US attacks Iran's Bandar Abbas base with kamikaze drone boats in first combat use
Three Corsair unmanned surface vessels struck a submarine and ship maintenance facility at Iran's Bandar Abbas naval base on Sunday, marking the inaugural combat deployment of US naval drones, CENTCOM said Monday.
First combat use of US sea drones
The US military has deployed unmanned surface vessels in combat for the first time, striking the Iranian naval hub at Bandar Abbas. Three Corsair kamikaze-style drones, developed by Texas-based Saronic in 2022, hit a submarine and vessel maintenance facility at the base on Sunday night, Central Command (CENTCOM) confirmed on Monday. Footage released by CENTCOM showed the roughly seven-metre boats speeding toward piers and detonating, with one approaching a docked submarine identified by specialist outlets as a Ghadir-class mini-submarine.
We have degraded Iran's ability to continue attacking commercial shipping.
Corsair drones can carry up to 450 kilograms (1,000 lbs) of payload at speeds exceeding 35 knots (about 65 km/h) and have a range of more than 1,000 nautical miles, according to the manufacturer. The same vessel type was used in June to rescue an Apache helicopter crew that went down off the coast of Oman. The Bandar Abbas operation is the first time American forces have employed sea drones as attack weapons.
Escalation around the Strait of Hormuz
The strike comes amid renewed hostilities in the strategic waterway through which roughly a fifth of global oil and gas transits. President Donald Trump announced on Monday that he was reinstating a blockade of Iranian ports and declared the US would become "the guardian of the strait", adding that Washington should be reimbursed for that role. He also told Fox News he believed the ceasefire with Iran is "over", although both sides are nominally halfway through a 60-day negotiation period aimed at resolving the nuclear dispute.
We will become the guardian of the strait and we should reimbursed for that.
Trump formally notified lawmakers over the weekend that the US is at war with Iran again, granting his administration another 60 days to use military force without fresh congressional approval. CENTCOM said on Tuesday there are now more than 50,000 American service members deployed across the Middle East.
Iranian retaliation and regional strikes
Iran's Islamic Revolutionary Guard Corps claimed on Monday that it had targeted US military facilities in Bahrain and Kuwait, destroyed radar systems in Oman, and hit fuel tanks and ammunition depots in Jordan in response to the American strikes.

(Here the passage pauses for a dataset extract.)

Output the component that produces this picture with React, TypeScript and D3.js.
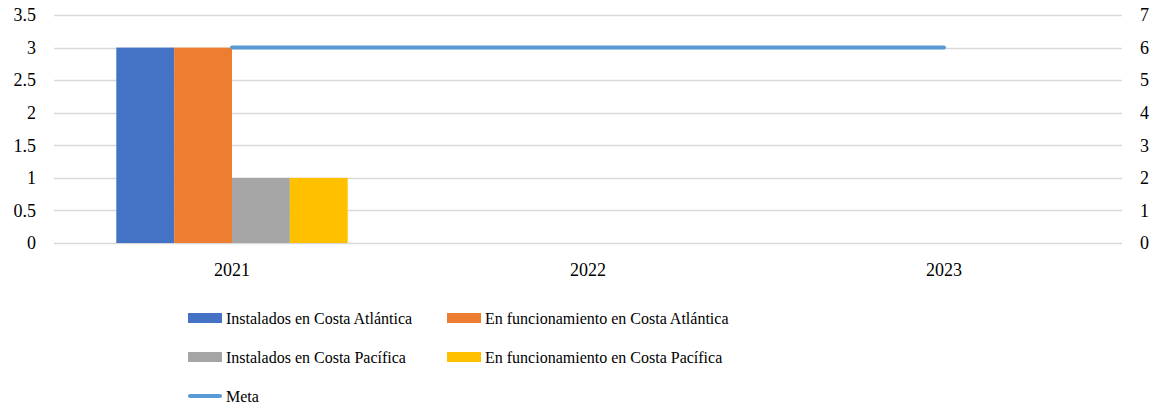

The exchange follows four days of cross-attacks that began after the IRGC attacked a Cyprus-flagged merchant vessel, according to reports. The US military carried out a third consecutive night of strikes on Iran on Monday.
A shift in naval warfare
The employment of kamikaze boat drones mirrors tactics pioneered by Ukraine in the Black Sea, where inexpensive unmanned vessels have repeatedly struck Russian warships and infrastructure since 2022. Ukrainian President Volodymyr Zelensky said as early as March that Washington had asked Kyiv for help combating swarms of Iranian drones. The US strike on Bandar Abbas is the latest demonstration of how such systems are reshaping naval conflict, with Iran having itself relied on layers of fast-attack craft, naval drones and mines throughout the war that began with US and Israeli strikes in February.
- Corsair drone used in rescue of US Apache helicopter crew off the coast of Oman.
- Trump formally notifies Congress that the US is at war with Iran again.
- Three Corsair USVs strike submarine maintenance facility at Bandar Abbas naval base.
- CENTCOM confirms strike is first combat use of US sea drones; Trump reinstates Iran port blockade.
- IRGC claims attacks on US facilities in Bahrain, Kuwait, Oman and Jordan.
- CENTCOM reports over 50,000 US service members deployed in the Middle East.